The days when men with cameras had adored her, when the phone never stopped ringing and all the good things in the world were hers to pick and choose, were long gone. She had stretched them by going to work for D' Anton – becoming the prime example of his art, a living sculpture that women envied and men were still awed by. But she had nearly lost that, too. She shivered, and dressed quickly in jeans and a sweater.
Then she stepped to the vanity and picked up the vase of roses that no admirer had sent, and threw it, with a hnnhh of exploding breath, against the mirror. The vase shattered and the mirror cracked in all directions, like a giant spiderweb with spreading fingers.
Chapter 28
Coffee Trenette is alone when you find her, curled up on a couch in a darkened side room, watching the poolside party through the windows. She's high from smoking junk.
You knew where she'd be. You've been watching her tonight, getting all this together in your head.
Monks was here, searching for you. And Coffee was talking to him.
She doesn't say a word as you walk up – just watches you. She's the queen of cool, with a way of looking at you that puts you right down under her shoes. Like the others, she thinks she knows what you are.
You kneel on the floor beside her, like you're nervous about approaching her.
"What you want?" she says, but her tone isn't too tough. She senses that you're here to offer something.
You keep your voice very quiet. "Here it is, straight. I've got a bottle of pharmaceutical Demerol. Hundred-milligram, the strong stuff."
She stays cool, watching you with that heavy-lidded look. But she's already made up her mind. Smoke is fine, but the needle is the real thing, and there are twenty or thirty shots in a bottle.
"You going to just give it to me?" she says.
&nb
sp; You smile timidly. "I've always had a thing for you."
Her lips twist, just a little. She nods and rises unsteadily.
"It's out in my car," you say. "Come on."
You lead her out the back way, to where you've parked, in the shadows. She stands beside the car, rubbing her upper arms like she's cold. You reach across and pop open the passenger door.
She hesitates a moment longer, then slides in beside you.
Chapter 29
In the hours between midnight and dawn, the world was still and without distractions, even of daylight itself. D' Anton sat in the darkened waiting room of his clinic, surrounded by the images of his women. It was something he did frequently. It soothed him – softened the hard sharp edge he lived on. His mind was usually a clear pool at these times, and his thinking was pure and undisturbed. He had trained himself since childhood not to need more than four or five hours of sleep per night. He had used this predawn time to form himself into a master surgeon – first, for study, then for practice, and ultimately, to envision the creations he would render. To see the potential beauty of a woman, and then to be able to render it – to wield the scalpel as it delicately parted the skin, to reshape precisely her living flesh, to take her down to the bone and bring her back transformed – this was a power to which nothing else compared.

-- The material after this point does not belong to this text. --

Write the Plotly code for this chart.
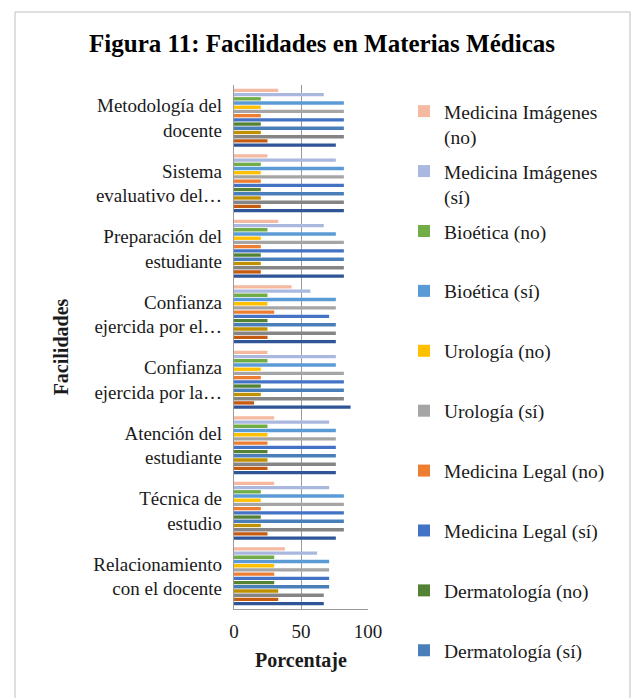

But there was no soothing in it tonight. He had made an appearance at the party, put on a good face. He did not want the world to know what Eden's loss meant to him.
Even worse than that – the grotesque fear that he had managed to bury deep in his mind was coming to the surface.
And he was not alone. Monks had spoken the name, Roberta Massey. How in the hell had he found out about her!
A glow appeared on the room's far wall. It brightened, swung in an arc, then disappeared. He realized that it came from headlights shining through the curtains – a vehicle pulling into the clinic's parking lot. D'Anton looked at his watch. It was 12:43. No one had any business here. He got to his feet and went to a window.